Exercise data –
********

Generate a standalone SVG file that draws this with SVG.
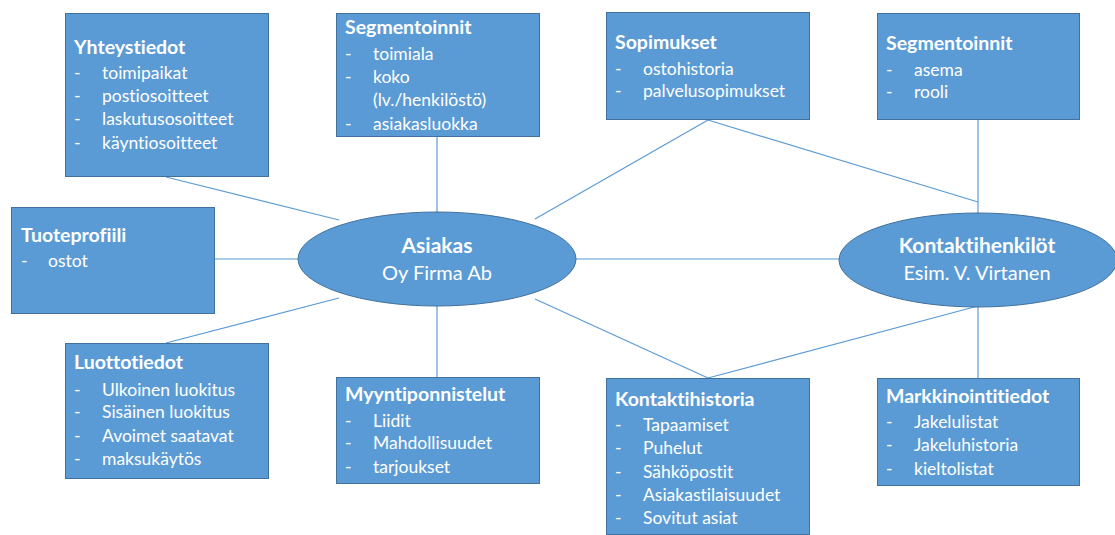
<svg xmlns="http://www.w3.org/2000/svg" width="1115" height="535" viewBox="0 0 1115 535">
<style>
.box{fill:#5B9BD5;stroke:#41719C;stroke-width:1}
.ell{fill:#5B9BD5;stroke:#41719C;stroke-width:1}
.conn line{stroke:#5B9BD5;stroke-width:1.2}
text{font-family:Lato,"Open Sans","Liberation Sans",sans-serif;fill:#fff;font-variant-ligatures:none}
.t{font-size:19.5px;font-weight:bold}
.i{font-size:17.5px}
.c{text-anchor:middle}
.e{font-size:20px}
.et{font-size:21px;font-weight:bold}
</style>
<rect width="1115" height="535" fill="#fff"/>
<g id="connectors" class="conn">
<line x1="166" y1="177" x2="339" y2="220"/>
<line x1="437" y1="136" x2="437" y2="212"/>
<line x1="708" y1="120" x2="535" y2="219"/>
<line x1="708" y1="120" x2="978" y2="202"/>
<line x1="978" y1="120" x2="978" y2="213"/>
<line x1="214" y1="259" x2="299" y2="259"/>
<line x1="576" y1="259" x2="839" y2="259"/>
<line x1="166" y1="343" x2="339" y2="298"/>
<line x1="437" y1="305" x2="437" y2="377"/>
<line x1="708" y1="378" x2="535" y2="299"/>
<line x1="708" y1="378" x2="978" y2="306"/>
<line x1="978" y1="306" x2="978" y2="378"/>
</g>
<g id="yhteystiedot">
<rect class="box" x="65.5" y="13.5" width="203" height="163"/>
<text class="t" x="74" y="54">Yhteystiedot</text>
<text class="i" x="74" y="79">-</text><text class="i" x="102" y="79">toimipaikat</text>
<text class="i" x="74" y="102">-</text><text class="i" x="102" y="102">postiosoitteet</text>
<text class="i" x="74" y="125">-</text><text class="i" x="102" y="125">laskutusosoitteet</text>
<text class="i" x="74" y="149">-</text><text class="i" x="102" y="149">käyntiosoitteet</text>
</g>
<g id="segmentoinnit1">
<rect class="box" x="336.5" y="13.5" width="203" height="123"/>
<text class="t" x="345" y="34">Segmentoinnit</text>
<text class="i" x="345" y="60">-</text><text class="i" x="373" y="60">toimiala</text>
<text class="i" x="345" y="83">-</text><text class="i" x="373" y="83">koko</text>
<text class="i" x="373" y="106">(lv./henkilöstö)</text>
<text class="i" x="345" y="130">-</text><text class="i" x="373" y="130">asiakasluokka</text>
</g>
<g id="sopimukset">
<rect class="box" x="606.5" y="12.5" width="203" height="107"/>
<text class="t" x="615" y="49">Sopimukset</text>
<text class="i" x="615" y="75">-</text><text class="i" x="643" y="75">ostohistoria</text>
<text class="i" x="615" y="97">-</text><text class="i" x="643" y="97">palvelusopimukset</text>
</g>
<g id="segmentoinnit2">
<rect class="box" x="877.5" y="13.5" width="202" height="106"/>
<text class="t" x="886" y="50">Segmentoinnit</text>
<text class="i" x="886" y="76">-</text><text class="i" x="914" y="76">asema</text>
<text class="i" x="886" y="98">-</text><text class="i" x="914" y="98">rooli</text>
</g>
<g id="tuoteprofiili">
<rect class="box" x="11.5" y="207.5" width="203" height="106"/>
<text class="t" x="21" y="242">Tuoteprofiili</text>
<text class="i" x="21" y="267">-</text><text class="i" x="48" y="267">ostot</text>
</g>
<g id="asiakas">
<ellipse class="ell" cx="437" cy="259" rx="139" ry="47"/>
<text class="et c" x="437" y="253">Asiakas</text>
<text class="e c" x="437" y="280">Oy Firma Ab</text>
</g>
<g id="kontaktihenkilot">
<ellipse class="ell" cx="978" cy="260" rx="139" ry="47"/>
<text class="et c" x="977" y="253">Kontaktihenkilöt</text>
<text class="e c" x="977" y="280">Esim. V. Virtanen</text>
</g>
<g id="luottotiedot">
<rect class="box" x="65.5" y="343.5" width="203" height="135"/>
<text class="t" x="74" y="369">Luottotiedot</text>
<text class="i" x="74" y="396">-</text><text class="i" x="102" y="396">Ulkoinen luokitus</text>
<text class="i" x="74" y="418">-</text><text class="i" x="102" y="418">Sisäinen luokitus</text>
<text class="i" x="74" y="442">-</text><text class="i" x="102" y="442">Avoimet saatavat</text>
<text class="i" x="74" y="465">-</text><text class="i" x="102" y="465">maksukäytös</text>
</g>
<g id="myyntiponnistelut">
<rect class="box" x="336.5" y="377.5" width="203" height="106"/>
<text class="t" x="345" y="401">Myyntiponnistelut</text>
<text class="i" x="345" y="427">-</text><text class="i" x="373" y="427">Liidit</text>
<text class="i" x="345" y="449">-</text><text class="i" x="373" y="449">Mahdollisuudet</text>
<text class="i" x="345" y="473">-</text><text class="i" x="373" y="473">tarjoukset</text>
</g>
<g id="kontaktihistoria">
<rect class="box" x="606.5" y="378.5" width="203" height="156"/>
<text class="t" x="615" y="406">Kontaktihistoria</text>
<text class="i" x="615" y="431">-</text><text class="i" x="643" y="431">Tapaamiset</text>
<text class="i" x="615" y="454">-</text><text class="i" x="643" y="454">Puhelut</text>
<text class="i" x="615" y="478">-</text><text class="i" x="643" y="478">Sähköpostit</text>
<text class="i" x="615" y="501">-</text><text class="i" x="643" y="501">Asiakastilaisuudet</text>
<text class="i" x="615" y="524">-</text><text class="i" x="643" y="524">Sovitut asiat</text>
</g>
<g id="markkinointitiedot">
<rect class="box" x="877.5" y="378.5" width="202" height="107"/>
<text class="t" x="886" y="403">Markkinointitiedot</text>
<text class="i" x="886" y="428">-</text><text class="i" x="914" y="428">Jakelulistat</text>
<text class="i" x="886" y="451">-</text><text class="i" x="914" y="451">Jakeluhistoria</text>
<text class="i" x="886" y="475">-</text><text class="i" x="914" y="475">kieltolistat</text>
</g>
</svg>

********

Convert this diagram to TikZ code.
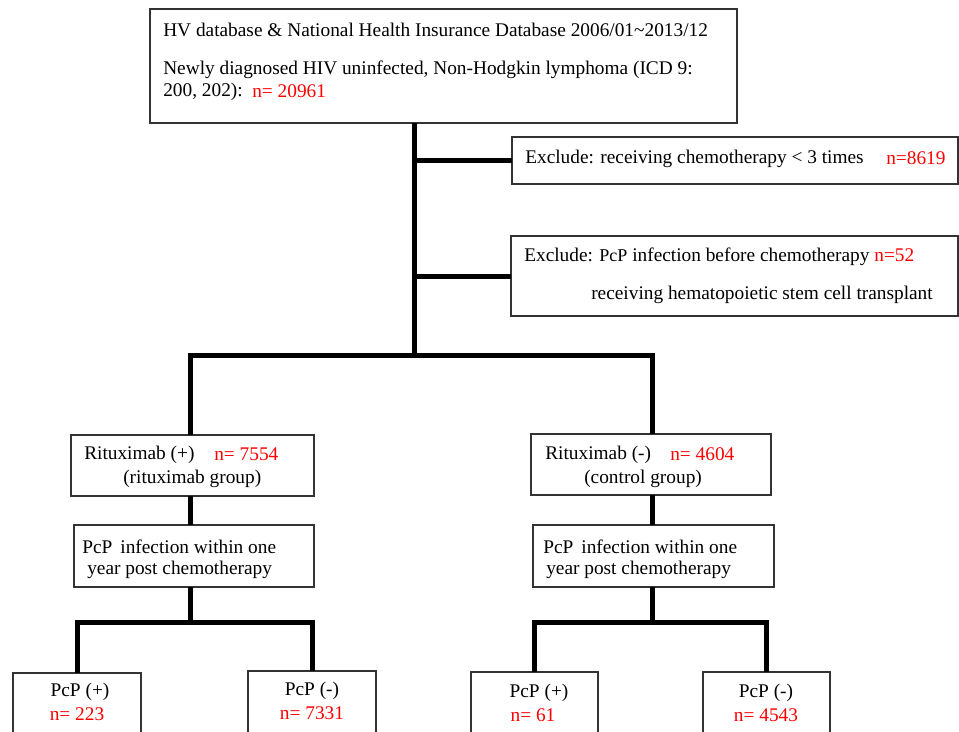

********

Copy out every line from the data above that has "this" in it.

Answer for the task –
Generate a standalone SVG file that draws this with SVG.
Convert this diagram to TikZ code.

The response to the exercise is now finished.